As I contemplated what word I was called to share that morning, the word “belonging” echoed through my mind. What does it mean to belong? Many of us know it when we experience belonging. The experience of belonging is felt in the depths of our being. There are moments when we know for certain “yes, I belong here.” There are also moments we know without doubt when another belongs. It seems more of a feeling than an objective description.
When I witness a strong sense of belonging in others I reflect on what communities I belong to. Who knows me and loves me anyway? What communities count me as their own? How do I contribute to the sense of belonging within those communities.
It is often during reunion moments that the sense of belonging to a community is strongest. When you return to a place and it feels like home, or if not home, then a comfort away from home. Those times hearts and eyes light up as individuals are reunited.

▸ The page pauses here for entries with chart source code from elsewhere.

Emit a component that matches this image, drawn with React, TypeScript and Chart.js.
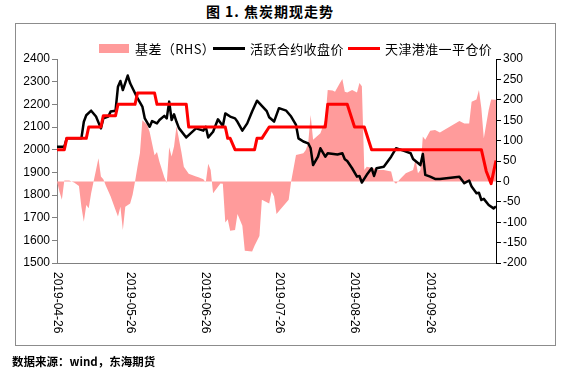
import React, { useEffect, useRef } from "react";
import { Chart, registerables } from "chart.js";

Chart.register(...registerables);

// ---------- data ----------
const startDate = "2019-04-26";
const endDate = "2019-10-23";
const xTickLabels = ["2019-04-26", "2019-05-26", "2019-06-26", "2019-07-26", "2019-08-26", "2019-09-26"];

const leftTicks = { min: 1500, max: 2400, step: 100 };
const rightTicks = { min: -200, max: 300, step: 50 };

// 活跃合约收盘价
const futuresDates = [
  "2019-04-26", "2019-04-29", "2019-04-30", "2019-05-06", "2019-05-07", "2019-05-08", "2019-05-10", "2019-05-12",
  "2019-05-14", "2019-05-15", "2019-05-17", "2019-05-18", "2019-05-20", "2019-05-21", "2019-05-22", "2019-05-23",
  "2019-05-25", "2019-05-26", "2019-05-28", "2019-05-29", "2019-05-31", "2019-06-01", "2019-06-03", "2019-06-04",
  "2019-06-06", "2019-06-07", "2019-06-09", "2019-06-10", "2019-06-11", "2019-06-12", "2019-06-13", "2019-06-14",
  "2019-06-15", "2019-06-18", "2019-06-22", "2019-06-25", "2019-06-26", "2019-06-27", "2019-06-29", "2019-07-01",
  "2019-07-03", "2019-07-04", "2019-07-06", "2019-07-08", "2019-07-09", "2019-07-11", "2019-07-13", "2019-07-15",
  "2019-07-17", "2019-07-19", "2019-07-21", "2019-07-22", "2019-07-24", "2019-07-26", "2019-07-29", "2019-07-31",
  "2019-08-02", "2019-08-03", "2019-08-05", "2019-08-07", "2019-08-08", "2019-08-09", "2019-08-11", "2019-08-12",
  "2019-08-14", "2019-08-15", "2019-08-19", "2019-08-21", "2019-08-22", "2019-08-23", "2019-08-25", "2019-08-27",
  "2019-08-28", "2019-08-29", "2019-08-31", "2019-09-02", "2019-09-03", "2019-09-04", "2019-09-07", "2019-09-10",
  "2019-09-12", "2019-09-15", "2019-09-18", "2019-09-19", "2019-09-22", "2019-09-23", "2019-09-24", "2019-09-26",
  "2019-09-28", "2019-09-30", "2019-10-08", "2019-10-10", "2019-10-12", "2019-10-13", "2019-10-15", "2019-10-16",
  "2019-10-17", "2019-10-18", "2019-10-20", "2019-10-22", "2019-10-23",
];
const futuresClose = [
  2013, 2013, 2050, 2050, 2123, 2152, 2172, 2146,
  2094, 2138, 2146, 2168, 2172, 2278, 2303, 2263,
  2327, 2293, 2249, 2227, 2190, 2138, 2101, 2126,
  2116, 2131, 2149, 2138, 2212, 2131, 2156, 2123,
  2095, 2054, 2094, 2084, 2101, 2054, 2079, 2134,
  2104, 2160, 2146, 2138, 2123, 2084, 2116, 2168,
  2216, 2193, 2170, 2143, 2124, 2183, 2172, 2146,
  2109, 2050, 2036, 2028, 2006, 1932, 1969, 2006,
  1969, 1984, 1979, 1984, 1958, 1950, 1918, 1881,
  1884, 1855, 1889, 1918, 1884, 1918, 1925, 1969,
  2006, 1996, 1984, 1959, 1932, 1981, 1889, 1881,
  1871, 1871, 1881, 1852, 1864, 1837, 1808, 1810,
  1778, 1783, 1756, 1741, 1749,
];

// 天津港准一平仓价
const spotDates = [
  "2019-04-26", "2019-04-29", "2019-04-30", "2019-05-08", "2019-05-09", "2019-05-14", "2019-05-15", "2019-05-20",
  "2019-05-21", "2019-05-28", "2019-05-29", "2019-06-05", "2019-06-06", "2019-06-18", "2019-06-19", "2019-07-04",
  "2019-07-05", "2019-07-06", "2019-07-08", "2019-07-16", "2019-07-17", "2019-07-19", "2019-07-22", "2019-08-14",
  "2019-08-15", "2019-08-23", "2019-08-26", "2019-08-30", "2019-09-02", "2019-10-17", "2019-10-19", "2019-10-21",
  "2019-10-23",
];
const spotPrice = [
  2000, 2000, 2050, 2050, 2100, 2100, 2150, 2150,
  2200, 2200, 2250, 2250, 2200, 2200, 2100, 2100,
  2050, 2050, 2000, 2000, 2050, 2050, 2100, 2100,
  2200, 2200, 2100, 2100, 2000, 2000, 1905, 1850,
  1952,
];

// 基差（RHS）
const basisDates = [
  "2019-04-26", "2019-04-27", "2019-04-28", "2019-04-29", "2019-05-01", "2019-05-03", "2019-05-05", "2019-05-06",
  "2019-05-07", "2019-05-08", "2019-05-09", "2019-05-10", "2019-05-11", "2019-05-12", "2019-05-13", "2019-05-14",
  "2019-05-15", "2019-05-16", "2019-05-18", "2019-05-20", "2019-05-21", "2019-05-22", "2019-05-23", "2019-05-24",
  "2019-05-26", "2019-05-27", "2019-05-28", "2019-05-29", "2019-05-30", "2019-05-31", "2019-06-02", "2019-06-03",
  "2019-06-05", "2019-06-06", "2019-06-07", "2019-06-09", "2019-06-10", "2019-06-11", "2019-06-12", "2019-06-13",
  "2019-06-14", "2019-06-16", "2019-06-17", "2019-06-19", "2019-06-22", "2019-06-23", "2019-06-25", "2019-06-26",
  "2019-06-27", "2019-06-28", "2019-06-29", "2019-07-02", "2019-07-03", "2019-07-04", "2019-07-05", "2019-07-06",
  "2019-07-08", "2019-07-09", "2019-07-11", "2019-07-12", "2019-07-15", "2019-07-16", "2019-07-18", "2019-07-19",
  "2019-07-22", "2019-07-23", "2019-07-24", "2019-07-25", "2019-07-27", "2019-07-30", "2019-07-31", "2019-08-02",
  "2019-08-05", "2019-08-06", "2019-08-07", "2019-08-08", "2019-08-09", "2019-08-12", "2019-08-14", "2019-08-15",
  "2019-08-17", "2019-08-18", "2019-08-20", "2019-08-21", "2019-08-22", "2019-08-23", "2019-08-25", "2019-08-27",
  "2019-08-28", "2019-08-29", "2019-08-30", "2019-08-31", "2019-09-03", "2019-09-04", "2019-09-07", "2019-09-10",
  "2019-09-11", "2019-09-12", "2019-09-14", "2019-09-16", "2019-09-19", "2019-09-20", "2019-09-21", "2019-09-22",
  "2019-09-23", "2019-09-24", "2019-09-26", "2019-09-28", "2019-09-30", "2019-10-08", "2019-10-10", "2019-10-12",
  "2019-10-13", "2019-10-15", "2019-10-16", "2019-10-17", "2019-10-18", "2019-10-20", "2019-10-21", "2019-10-23",
];
const basisValues = [
  0, -25, -45, 2, 2, -3, -11, -62,
  -99, -58, -66, -29, 0, 28, 57, 12,
  5, -10, -37, -70, -86, -62, -119, -62,
  -54, -33, 0, 36, 69, 150, 138, 121,
  64, 72, 48, 10, -4, 84, 61, 86,
  135, 72, 36, 19, 12, 10, 5, -3,
  43, 28, -29, -5, -6, -101, -93, -121,
  -119, -80, -109, -170, -172, -158, -134, -45,
  -54, -25, -37, -80, -66, -45, 0, 65,
  69, 77, 94, 163, 102, 118, 151, 224,
  223, 220, 241, 251, 220, 218, 224, 218,
  241, 233, 28, 36, 32, 28, 28, 24,
  0, -6, 8, 20, 28, 53, 20, 28,
  110, 102, 124, 126, 120, 148, 142, 142,
  195, 201, 224, 179, 106, 175, 201, 200,
];

// ---------- helpers ----------
const DAY = 86400000;
const toDay = (s: string) => (Date.parse(s) - Date.parse(startDate)) / DAY;
const toPoints = (dates: string[], vals: number[]) => dates.map((d, i) => ({ x: toDay(d), y: vals[i] }));

const AXIS_FONT = '"Liberation Sans", Arial, sans-serif';
const CJK_FONT = '"Noto Sans CJK SC", "Noto Sans", sans-serif';

const xLabelPlugin = {
  id: "rotatedDateLabels",
  afterDraw(chart: any) {
    const { ctx } = chart;
    const xs = chart.scales.x;
    ctx.save();
    ctx.font = `12px ${AXIS_FONT}`;
    ctx.fillStyle = "#000";
    ctx.textAlign = "left";
    ctx.textBaseline = "middle";
    xTickLabels.forEach((lbl) => {
      const px = xs.getPixelForValue(toDay(lbl));
      ctx.save();
      ctx.translate(px, xs.top + 9);
      ctx.rotate(Math.PI / 2);
      ctx.fillText(lbl, 0, 0);
      ctx.restore();
    });
    ctx.restore();
  },
};

export default function App() {
  const canvasRef = useRef<HTMLCanvasElement | null>(null);

  useEffect(() => {
    if (!canvasRef.current) return;
    const chart = new Chart(canvasRef.current, {
      type: "line",
      data: {
        datasets: [
          {
            label: "天津港准一平仓价",
            data: toPoints(spotDates, spotPrice),
            borderColor: "#FF0000",
            borderWidth: 3,
            pointRadius: 0,
            fill: false,
            yAxisID: "y",
            order: 0,
            borderJoinStyle: "round",
          },
          {
            label: "活跃合约收盘价",
            data: toPoints(futuresDates, futuresClose),
            borderColor: "#000000",
            borderWidth: 2.5,
            pointRadius: 0,
            fill: false,
            yAxisID: "y",
            order: 1,
            borderJoinStyle: "round",
          },
          {
            label: "基差（RHS）",
            data: toPoints(basisDates, basisValues),
            borderColor: "rgba(0,0,0,0)",
            borderWidth: 0,
            backgroundColor: "#FF9B9B",
            pointRadius: 0,
            fill: "origin",
            yAxisID: "y1",
            order: 2,
          },
        ],
      },
      options: {
        animation: false,
        responsive: false,
        maintainAspectRatio: false,
        layout: { padding: { top: 59, left: 0, right: 0, bottom: 0 } },
        elements: { line: { tension: 0 }, point: { radius: 0 } },
        plugins: {
          legend: { display: false },
          tooltip: { enabled: false },
          title: { display: false },
        },
        scales: {
          x: {
            type: "linear",
            min: 0,
            max: toDay(endDate),
            ticks: { display: false },
            grid: { display: false, drawTicks: false },
            border: { display: true, color: "#808080", width: 1 },
            afterFit: (s: any) => {
              s.height = 109;
            },
          },
          y: {
            position: "left",
            min: leftTicks.min,
            max: leftTicks.max,
            ticks: {
              stepSize: leftTicks.step,
              color: "#000",
              padding: 2,
              font: { family: AXIS_FONT, size: 12 },
              callback: (v: any) => String(v),
            },
            grid: { drawOnChartArea: false, drawTicks: true, tickLength: 5, color: "#808080" },
            border: { display: true, color: "#808080", width: 1 },
            afterFit: (s: any) => {
              s.width = 57;
            },
          },
          y1: {
            position: "right",
            min: rightTicks.min,
            max: rightTicks.max,
            ticks: {
              stepSize: rightTicks.step,
              color: "#000",
              padding: 2,
              font: { family: AXIS_FONT, size: 12 },
              callback: (v: any) => String(v),
            },
            grid: { drawOnChartArea: false, drawTicks: true, tickLength: 5, color: "#000" },
            border: { display: true, color: "#000", width: 1 },
            afterFit: (s: any) => {
              s.width = 75;
            },
          },
        },
      },
      plugins: [xLabelPlugin],
    } as any);
    return () => chart.destroy();
  }, []);

  const legendText: React.CSSProperties = {
    position: "absolute",
    top: 40,
    height: 17,
    lineHeight: "17px",
    fontFamily: CJK_FONT,
    fontSize: 13,
    letterSpacing: 0.4,
    color: "#000",
    whiteSpace: "nowrap",
  };

  return (
    <div style={{ position: "absolute", left: 0, top: 0, width: 571, height: 372, background: "#fff", overflow: "hidden" }}>
      <div
        style={{
          position: "absolute",
          left: 0,
          top: 1,
          width: 540,
          textAlign: "center",
          fontFamily: CJK_FONT,
          fontWeight: 700,
          fontSize: 14,
          lineHeight: "20px",
          letterSpacing: 1,
          whiteSpace: "pre",
          color: "#000",
        }}
      >
        图 1. 焦炭期现走势
      </div>
      <div
        style={{
          position: "absolute",
          left: 15,
          top: 23,
          width: 541,
          height: 323,
          border: "1px solid #8c8c8c",
          boxSizing: "border-box",
        }}
      />
      <canvas ref={canvasRef} width={571} height={372} style={{ position: "absolute", left: 0, top: 0, width: 571, height: 372 }} />
      <div style={{ position: "absolute", left: 99, top: 44, width: 30, height: 9, background: "#FF9B9B" }} />
      <div style={{ ...legendText, left: 135 }}>基差（RHS）</div>
      <div style={{ position: "absolute", left: 213, top: 47, width: 32, height: 3, background: "#000" }} />
      <div style={{ ...legendText, left: 250 }}>活跃合约收盘价</div>
      <div style={{ position: "absolute", left: 348, top: 47, width: 32, height: 3, background: "#FF0000" }} />
      <div style={{ ...legendText, left: 385 }}>天津港准一平仓价</div>
      <div
        style={{
          position: "absolute",
          left: 12,
          top: 353,
          height: 17,
          lineHeight: "17px",
          fontFamily: CJK_FONT,
          fontWeight: 700,
          fontSize: 11.5,
          color: "#000",
          whiteSpace: "nowrap",
        }}
      >
        数据来源：wind，东海期货
      </div>
    </div>
  );
}
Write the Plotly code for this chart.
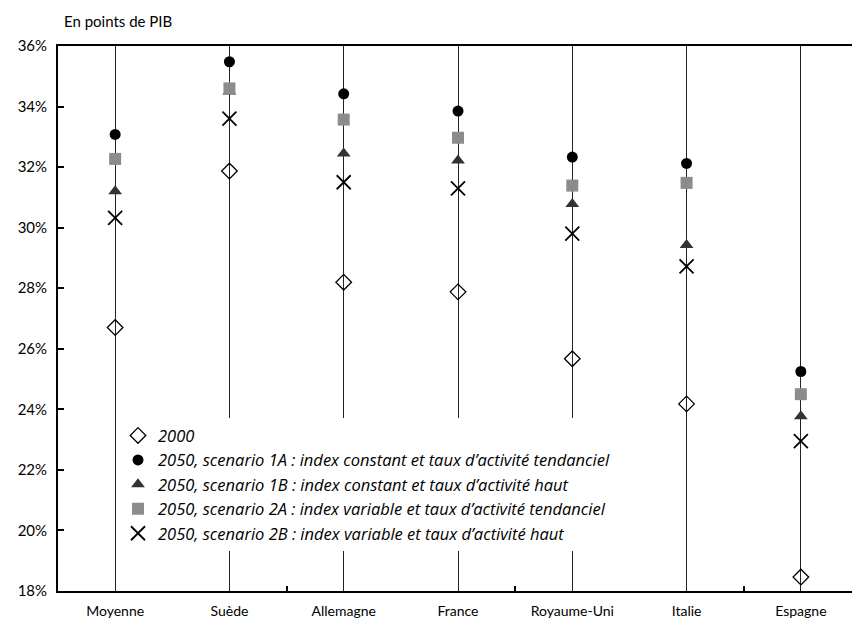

Or, we feel the pain of not belonging. The pain and longing of wanting to belong or possibly wondering if you belong to a group or a place — as humans, we know what that feels like in the very depths of our being.
As Christians we belong to Christ. And we are called to work within and belong to specific communities within the body of Christ.
Each community exists in the midst of constant transition. Some communities, such as a seminary community where students are being called and sent to new places each year, transition in predictable ways while other communities experience change in more unpredictable ways. Yet, through our shared relationships we belong to each other. Our stories are entwined.
We also are called to actively write some of the story of a community that belongs to Christ and to each other. In our relationships with each other we are invited to share in relationship with one another, we are also invited (dared?) to share in the truth as experienced in Jesus Christ.
Everyone who belongs to the truth listens to my voice
Indeed we need to actively listen — to seek, to understand. To live our lives in community with one another, to belong to one another is a gift best actively received. Together we actively seek to understand as we belong to each other and not of this world. These shared communities are not limited by the observed boundaries of the world — All are welcome.
We look to our loving God to begin to understand this gift of belonging as part of reconciled relationships lived out in response to the new reality created in Christ as we are restored to right relationship with God and humanity. Faith gives us the vision for this new reality as we act differently. We listen. We seek to understand. We acknowledge and live out relationships with God and each other. We act differently because God’s love frees us and restores us to love in right relationship with God and others — to belong.